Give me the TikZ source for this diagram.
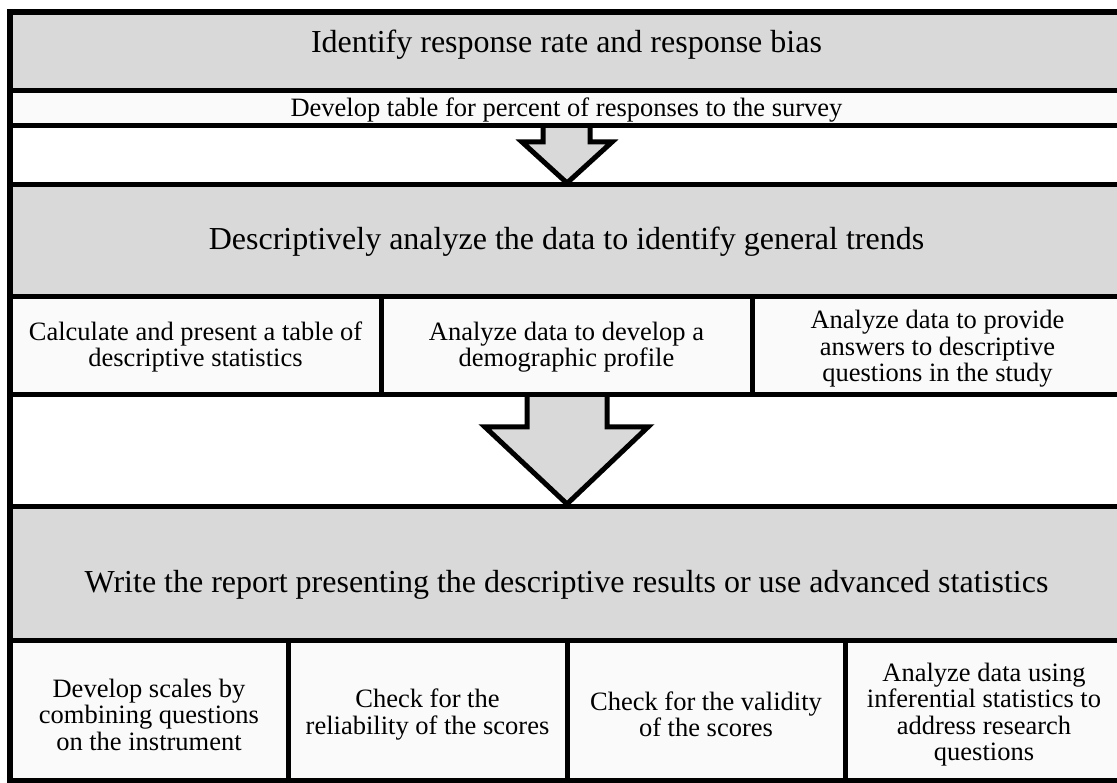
\documentclass[tikz,border=0pt]{standalone}
\usepackage{fontspec}
\setmainfont{Liberation Serif}
\usetikzlibrary{fit}
\definecolor{bandgray}{HTML}{D9D9D9}
\definecolor{boxfill}{HTML}{FAFAFA}
\begin{document}
\begin{tikzpicture}[x=1pt,y=-1pt,
  band/.style={draw=black, fill=bandgray, line width=5pt, inner sep=0pt, outer sep=0pt},
  cell/.style={draw=black, fill=boxfill, line width=5pt, inner sep=0pt, outer sep=0pt},
  blank/.style={fill=white, inner sep=0pt, outer sep=0pt},
  bigtext/.style={font=\fontsize{32}{32}\selectfont, anchor=base, inner sep=0pt},
  smalltext/.style={font=\fontsize{26.5}{26.5}\selectfont, align=center, inner sep=0pt},
  blockarrow/.style={fill=bandgray, draw=black, line width=5pt, line join=miter}]

\useasboundingbox (0,0) rectangle (1117,783);
\clip (0,0) rectangle (1117,783);
\fill[white] (0,0) rectangle (1117,783);

% white gaps
\node[blank, fit={(10,125.5) (1123,184.5)}] (gap1) {};
\node[blank, fit={(10,395) (1123,506)}] (gap2) {};

% block arrows (drawn under the rows they join)
\coordinate (a1l) at (543,120);
\coordinate (a1r) at (590,120);
\coordinate (a1tip) at (567,183);
\fill[bandgray] (a1l) -- (543,142) -- (522,142) -- (a1tip) -- (612,142) -- (590,142) -- (a1r) -- cycle;
\draw[blockarrow] (a1l) -- (543,142) -- (522,142) -- (a1tip) -- (612,142) -- (590,142) -- (a1r);

\coordinate (a2l) at (527,390);
\coordinate (a2r) at (607,390);
\coordinate (a2tip) at (567,504);
\fill[bandgray] (a2l) -- (527,427) -- (485,427) -- (a2tip) -- (648,427) -- (607,427) -- (a2r) -- cycle;
\draw[blockarrow] (a2l) -- (527,427) -- (485,427) -- (a2tip) -- (648,427) -- (607,427) -- (a2r);

% bands
\node[band, fit={(10,12) (1123,90.5)}] (b1) {};
\node[cell, fit={(10,90.5) (1123,125.5)}] (r1) {};
\node[band, fit={(10,184.5) (1123,297)}] (b2) {};
\node[cell, fit={(10,297) (381,395)}] (c1) {};
\node[cell, fit={(381,297) (752,395)}] (c2) {};
\node[cell, fit={(752,297) (1123,395)}] (c3) {};
\node[band, fit={(10,506) (1123,640)}] (b3) {};
\node[cell, fit={(10,640) (288,781)}] (d1) {};
\node[cell, fit={(288,640) (567,781)}] (d2) {};
\node[cell, fit={(567,640) (845,781)}] (d3) {};
\node[cell, fit={(845,640) (1123,781)}] (d4) {};

% redraw band borders over the arrow tips
\draw[line width=5pt] (10,184.5) -- (1123,184.5);
\draw[line width=5pt] (10,506) -- (1123,506);

% outer frame
\draw[line width=6pt] (10,12) rectangle (1123,781);

% texts
\node[bigtext] (t1) at (566.5,53) {Identify response rate and response bias};
\node[smalltext, anchor=base] (t2) at (566.5,117) {Develop table for percent of responses to the survey};
\node[bigtext] (t3) at (566.5,250) {Descriptively analyze the data to identify general trends};
\node[smalltext] (t4) at ([yshift=-1pt]c1.center) {Calculate and present a table of\\descriptive statistics};
\node[smalltext] (t5) at ([yshift=-1pt]c2.center) {Analyze data to develop a\\demographic profile};
\node[smalltext] (t6) at ([yshift=-3pt]c3.center) {Analyze data to provide\\answers to descriptive\\questions in the study};
\node[bigtext] (t7) at (566.5,592) {Write the report presenting the descriptive results or use advanced statistics};
\node[smalltext] (t8) at ([yshift=-4pt]d1.center) {Develop scales by\\combining questions\\on the instrument};
\node[smalltext] (t9) at ([yshift=-4pt]d2.center) {Check for the\\reliability of the scores};
\node[smalltext] (t10) at ([yshift=-4pt]d3.center) {Check for the validity\\of the scores};
\node[smalltext] (t11) at ([yshift=-4pt]d4.center) {Analyze data using\\inferential statistics to\\address research\\questions};
\end{tikzpicture}
\end{document}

• **WORK TO COMPLETE**:
Copy out the whole listing exactly, and don't carry over any pictures.

• **RESPONSE TO THE TASK**:
Give me the TikZ source for this diagram.
\documentclass[tikz,border=0pt]{standalone}
\usepackage{fontspec}
\setmainfont{Liberation Serif}
\usetikzlibrary{fit}
\definecolor{bandgray}{HTML}{D9D9D9}
\definecolor{boxfill}{HTML}{FAFAFA}
\begin{document}
\begin{tikzpicture}[x=1pt,y=-1pt,
  band/.style={draw=black, fill=bandgray, line width=5pt, inner sep=0pt, outer sep=0pt},
  cell/.style={draw=black, fill=boxfill, line width=5pt, inner sep=0pt, outer sep=0pt},
  blank/.style={fill=white, inner sep=0pt, outer sep=0pt},
  bigtext/.style={font=\fontsize{32}{32}\selectfont, anchor=base, inner sep=0pt},
  smalltext/.style={font=\fontsize{26.5}{26.5}\selectfont, align=center, inner sep=0pt},
  blockarrow/.style={fill=bandgray, draw=black, line width=5pt, line join=miter}]

\useasboundingbox (0,0) rectangle (1117,783);
\clip (0,0) rectangle (1117,783);
\fill[white] (0,0) rectangle (1117,783);

% white gaps
\node[blank, fit={(10,125.5) (1123,184.5)}] (gap1) {};
\node[blank, fit={(10,395) (1123,506)}] (gap2) {};

% block arrows (drawn under the rows they join)
\coordinate (a1l) at (543,120);
\coordinate (a1r) at (590,120);
\coordinate (a1tip) at (567,183);
\fill[bandgray] (a1l) -- (543,142) -- (522,142) -- (a1tip) -- (612,142) -- (590,142) -- (a1r) -- cycle;
\draw[blockarrow] (a1l) -- (543,142) -- (522,142) -- (a1tip) -- (612,142) -- (590,142) -- (a1r);

\coordinate (a2l) at (527,390);
\coordinate (a2r) at (607,390);
\coordinate (a2tip) at (567,504);
\fill[bandgray] (a2l) -- (527,427) -- (485,427) -- (a2tip) -- (648,427) -- (607,427) -- (a2r) -- cycle;
\draw[blockarrow] (a2l) -- (527,427) -- (485,427) -- (a2tip) -- (648,427) -- (607,427) -- (a2r);

% bands
\node[band, fit={(10,12) (1123,90.5)}] (b1) {};
\node[cell, fit={(10,90.5) (1123,125.5)}] (r1) {};
\node[band, fit={(10,184.5) (1123,297)}] (b2) {};
\node[cell, fit={(10,297) (381,395)}] (c1) {};
\node[cell, fit={(381,297) (752,395)}] (c2) {};
\node[cell, fit={(752,297) (1123,395)}] (c3) {};
\node[band, fit={(10,506) (1123,640)}] (b3) {};
\node[cell, fit={(10,640) (288,781)}] (d1) {};
\node[cell, fit={(288,640) (567,781)}] (d2) {};
\node[cell, fit={(567,640) (845,781)}] (d3) {};
\node[cell, fit={(845,640) (1123,781)}] (d4) {};

% redraw band borders over the arrow tips
\draw[line width=5pt] (10,184.5) -- (1123,184.5);
\draw[line width=5pt] (10,506) -- (1123,506);

% outer frame
\draw[line width=6pt] (10,12) rectangle (1123,781);

% texts
\node[bigtext] (t1) at (566.5,53) {Identify response rate and response bias};
\node[smalltext, anchor=base] (t2) at (566.5,117) {Develop table for percent of responses to the survey};
\node[bigtext] (t3) at (566.5,250) {Descriptively analyze the data to identify general trends};
\node[smalltext] (t4) at ([yshift=-1pt]c1.center) {Calculate and present a table of\\descriptive statistics};
\node[smalltext] (t5) at ([yshift=-1pt]c2.center) {Analyze data to develop a\\demographic profile};
\node[smalltext] (t6) at ([yshift=-3pt]c3.center) {Analyze data to provide\\answers to descriptive\\questions in the study};
\node[bigtext] (t7) at (566.5,592) {Write the report presenting the descriptive results or use advanced statistics};
\node[smalltext] (t8) at ([yshift=-4pt]d1.center) {Develop scales by\\combining questions\\on the instrument};
\node[smalltext] (t9) at ([yshift=-4pt]d2.center) {Check for the\\reliability of the scores};
\node[smalltext] (t10) at ([yshift=-4pt]d3.center) {Check for the validity\\of the scores};
\node[smalltext] (t11) at ([yshift=-4pt]d4.center) {Analyze data using\\inferential statistics to\\address research\\questions};
\end{tikzpicture}
\end{document}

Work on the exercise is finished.